# Will citalopram slow my recovery?



## Fluke93 (Nov 2, 2010)

I've been put on the medicine for almost 6 weeks now 20mg. Just wondering if this will badly effect my DP? Its really helped my anxiety and depression and my DP has gone down, to the point where i still feel really "off" but the main symptom is brain fog and emotions are really dim still. I think I'm starting to recover, i want to be drug free im even quitting cigs and caffeine but i don't want to end up regretting taking the citalopram? I'm kind of worried now what do you people think?


----------



## Visual (Oct 13, 2010)

Fluke said:


> I've been put on the medicine for almost 6 weeks now 20mg. Just wondering if this will badly effect my DP? Its really helped my anxiety and depression and my DP has gone down, to the point where i still feel really "off" but the main symptom is brain fog and emotions are really dim still. I think I'm starting to recover, i want to be drug free im even quitting cigs and caffeine but i don't want to end up regretting taking the citalopram? I'm kind of worried now what do you people think?


Sounds like this med is helping you now. So don't worry. You say you want to be drug free but it isn't a thing to be concerned with. Later if you want to take less, talk it with your doctor and proceed slowly. But it is too early to make such plans now. Let your brain 'settle-in' with the new med and enjoy the relief it is giving you.


----------



## Fluke93 (Nov 2, 2010)

Thanks visual dude


----------



## septimus (Jun 1, 2010)

I'm taking citalopram too, 20 mg just 2 weeks today. It's good to hear that it helps your anxiety and depression. :]
My psych put me on it with the aim of recovering from dp in mind. It really shouldn't worsen it at all. It should rewire how you think, to allow you to recover.

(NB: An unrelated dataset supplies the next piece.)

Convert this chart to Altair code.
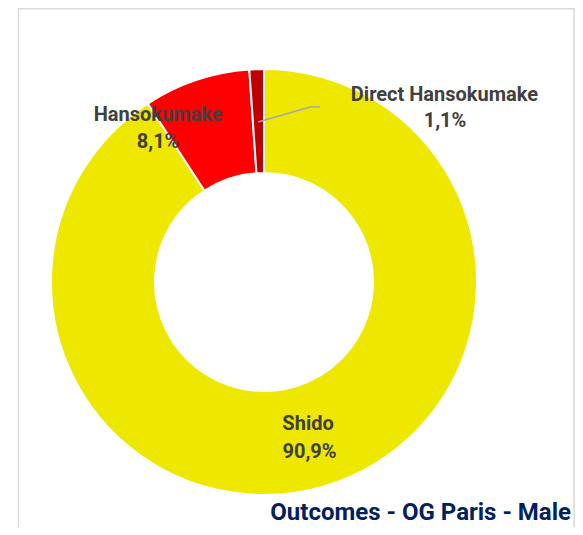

Citalopram has been used for awhile by tons of people and it's safe.


----------



## Fluke93 (Nov 2, 2010)

Bear said:


> I'm taking citalopram too, 20 mg just 2 weeks today. It's good to hear that it helps your anxiety and depression. :]
> My psych put me on it with the aim of recovering from dp in mind. It really shouldn't worsen it at all. It should rewire how you think, to allow you to recover.
> 
> Citalopram has been used for awhile by tons of people and it's safe.


yeah its really helped me after the fourth week it started to take effect and i can go pretty much anywhere and not get anxious and i hardly ever feel down thanks for replying man its a relief its safe


----------